Ora, se os bolsonaristas não usarem os ataques do STF (que parcelas importantes da esquerda apoiam) a seus quadros, eles são idiotas. A campanha de censura e perseguição foi tão intensa que praticamente deu de bandeja para eles usarem isso e se apresentarem como perseguidos de um sistema autoritário e criminoso. A campanha de censura e perseguição contra Bolsonaro oferece à oposição uma oportunidade única para isso.
Mais, em um País onde a carestia dispara, o salário não acompanha a inflação, o número de pessoas sem-teto explode e o desemprego real castiga mais de dois terços da classe trabalhadora, ser vítima do sistema é quase um atestado de idoneidade política e de compromisso com os interesses populares. Bolsonaro, ao se apresentar como perseguido por um regime que empobrece o povo, pode mobilizar eleitores descontentes, especialmente se souber explorar as dificuldades econômicas e a insatisfação com o governo.
Longe de ser um idiota, o ex-presidente já demonstrou habilidade em capitalizar crises, e sua campanha tem tudo para usar esse discurso com eficácia. Enquanto isso, o governo Lula não apresenta resultados concretos para contrapor as bolas levantadas para o bolsonarismo cabecear sem goleiro.

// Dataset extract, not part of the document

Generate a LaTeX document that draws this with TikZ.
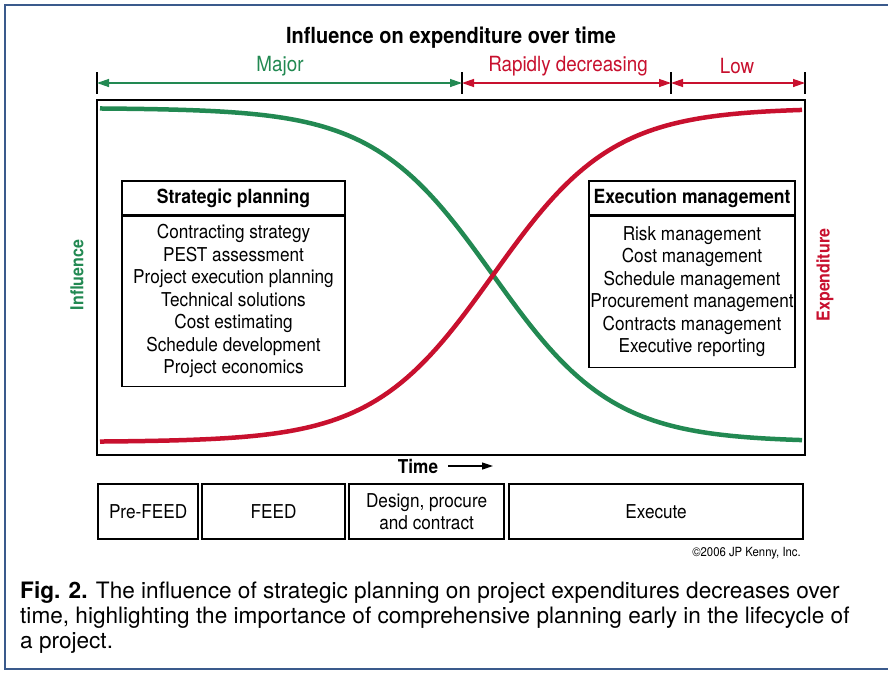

Longe disso, Lula tem o que esconder, principalmente figuras detestadas pela ampla maioria da população, como o ministro da Fazenda Fernando Haddad. A pouco mais de um ano do início do período eleitoral, o governo não tem uma política para reverter esse quadro. Tem, isso sim, fotos de mãos dadas com um dos piores criminosos do planeta: o altamente impopular presidente francês Emmanuel Macron, com quem protagonizou um espetáculo de sabujice deplorável em sua última visita à França.
A análise de Miguel do Rosário, ao pintar um cenário de estabilidade e competitividade para Lula, desconsidera a crise profunda que o governo enfrenta. Lula, na realidade, está mais distante de um quarto mandato do que o verdadeiro delírio de Rosário sugere. A menos que o governo consiga reverter o desgaste e apresentar resultados concretos, o risco de uma derrota histórica em 2026 é real, com consequências devastadoras para o PT e para a esquerda brasileira.